The Allardyce blueprint was unsurprising. Bielsa’s buccaneers were not Allardyce’s adventurers. Rather, the aim was to be Big Sam’s bores, to shut out City. Such attacking intent as they possessed in the first half consisted of urging McKennie to take long throws, with Allardyce mimicking them in case the American was in any doubt. There was a little more positivity after the break, with the substitute Rodrigo halving the deficit after Manuel Akanji’s poor header. It helped Leeds that City’s thoughts turned to Real Madrid; Guardiola had already made seven changes for the start, though the unwanted alteration came in the second half when Nathan Ake limped off.
They have 10 consecutive league victories, 14 wins in a row at home in 2023. Leeds have five defeats in their last six outings. Allardyce is the clean-sheet specialist brought in to repair Leeds’ leaky defence but even packing it with something approximating to a back nine proved a flawed approach.

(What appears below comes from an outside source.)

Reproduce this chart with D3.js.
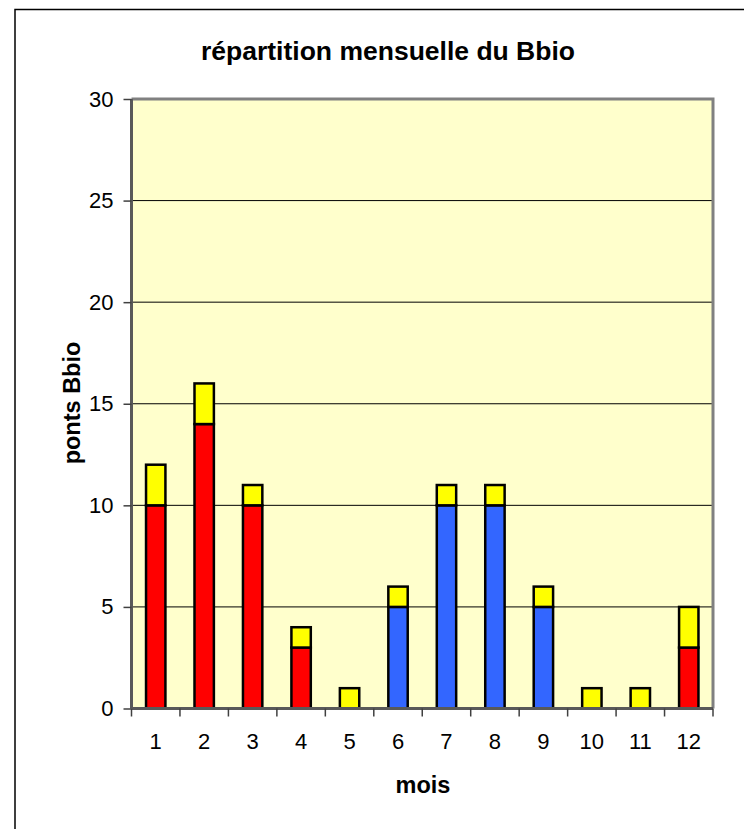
<!DOCTYPE html>
<html><head><meta charset="utf-8">
<script src="https://cdn.jsdelivr.net/npm/d3@7"></script>
<style>body{margin:0;background:#fff}svg{display:block}</style>
</head><body>
<script>
const months = ["1","2","3","4","5","6","7","8","9","10","11","12"];
const chauffage = [10,14,10,3,0,0,0,0,0,0,0,3];
const refroid = [0,0,0,0,0,5,10,10,5,0,0,0];
const eclairage = [2,2,1,1,1,1,1,1,1,1,1,2];
const yTicks = [0,5,10,15,20,25,30];
const seriesKeys = ["chauffage","refroid","eclairage"];
const colors = {chauffage:"#FF0000", refroid:"#3366FF", eclairage:"#FFFF00"};

const W=744,H=829;
const m={left:131.5,right:713,top:99,bottom:708.5};
const svg=d3.select("body").append("svg").attr("width",W).attr("height",H);
const font="Liberation Sans, Arial, sans-serif";

// outer frame (clipped on right/bottom)
svg.append("rect").attr("x",15).attr("y",9.5).attr("width",800).attr("height",900)
  .attr("fill","#fff").attr("stroke","#000").attr("stroke-width",1.5);

const xb=d3.scaleBand().domain(months).range([m.left,m.right]);
const y=d3.scaleLinear().domain([0,30]).range([m.bottom,m.top]);

svg.append("rect").attr("x",m.left).attr("y",m.top).attr("width",m.right-m.left).attr("height",m.bottom-m.top)
  .attr("fill","#FFFFCC");

// gridlines
svg.append("g").selectAll("line").data(yTicks.filter(d=>d>0&&d<30)).join("line")
  .attr("x1",m.left).attr("x2",m.right).attr("y1",d=>y(d)).attr("y2",d=>y(d))
  .attr("stroke","#000").attr("stroke-width",1);

// stacked bars
const data=months.map((mo,i)=>({mo,chauffage:chauffage[i],refroid:refroid[i],eclairage:eclairage[i]}));
const stack=d3.stack().keys(seriesKeys)(data);
const bw=xb.bandwidth()*0.4;
svg.append("g").selectAll("g").data(stack).join("g").attr("fill",s=>colors[s.key])
  .selectAll("rect").data(s=>s.filter(d=>d[1]-d[0]>0)).join("rect")
  .attr("x",d=>xb(d.data.mo)+xb.bandwidth()/2-bw/2).attr("width",bw)
  .attr("y",d=>y(d[1])).attr("height",d=>y(d[0])-y(d[1]))
  .attr("stroke","#000").attr("stroke-width",2.5);

// plot border top/right grey
svg.append("path").attr("d",`M${m.left},${m.top}H${m.right}V${m.bottom}`)
  .attr("fill","none").attr("stroke","#808080").attr("stroke-width",3);

// y axis
const ya=svg.append("g").attr("transform",`translate(${m.left},0)`)
  .call(d3.axisLeft(y).tickValues(yTicks).tickSize(8).tickPadding(10));
// x axis
const xa=svg.append("g").attr("transform",`translate(0,${m.bottom})`)
  .call(d3.axisBottom(xb).tickSize(0).tickPadding(25));
// x ticks at band boundaries
const bounds=months.map(mo=>xb(mo)).concat([m.right]);
svg.append("g").selectAll("line").data(bounds).join("line")
  .attr("x1",d=>d).attr("x2",d=>d).attr("y1",m.bottom).attr("y2",m.bottom+8)
  .attr("stroke","#404040").attr("stroke-width",1.5);

[ya,xa].forEach(a=>{
  a.select(".domain").attr("stroke","#595959").attr("stroke-width",3);
  a.selectAll(".tick line").attr("stroke","#404040").attr("stroke-width",1.5);
  a.selectAll("text").attr("font-family",font).attr("font-size",22).attr("fill","#000");
});
xa.select(".domain").attr("d",`M${m.left},0H${m.right}`);
ya.select(".domain").attr("d",`M0,${m.top}V${m.bottom}`);

svg.append("text").attr("x",388).attr("y",60).attr("text-anchor","middle")
  .attr("font-family",font).attr("font-weight","bold").attr("font-size",26.5).text("répartition mensuelle du Bbio");
svg.append("text").attr("x",423).attr("y",793).attr("text-anchor","middle")
  .attr("font-family",font).attr("font-weight","bold").attr("font-size",23.5).text("mois");
svg.append("text").attr("transform","translate(80,403) rotate(-90)").attr("text-anchor","middle")
  .attr("font-family",font).attr("font-weight","bold").attr("font-size",23.5).text("ponts Bbio");
</script>
</body></html>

With Rodri rested, Gundogan was deployed as the defensive midfielder; in reality, he had little defending to do. Leeds’ policy of keeping so many players back gave him licence to advance and he twice struck in similar fashion. Twice found by Riyad Mahrez, twice in space on the edge of the box – Leeds were still deeper – he picked out either bottom corner with expert precision. He showed less accuracy when Pascal Struijk tripped Phil Foden in the box.
Allardyce had selected Robles ahead of the out-of-form Illan Meslier, perhaps for his prowess at timewasting, perhaps for the saves he made from Haaland and Foden, and repurposed Rasmus Kristensen as a centre-back. He prowled around the technical area like an exasperated rhino. Alongside him was a hyperactive Karl Robinson, forever pointing to try and convey lessons learnt at Oxford; the League One football club, not the university. With City 2-0 up, the home faithful serenaded Allardyce with chants about him being sacked in the morning. Even Leeds aren’t quite ready for a fifth manager of the season yet, however, and the second half at least suggested they are not in freefall. But a quarter of Allardyce’s reign is gone already and the underlying problem for Leeds is that 16 clubs are ahead of them in the table and the three below have games in hand.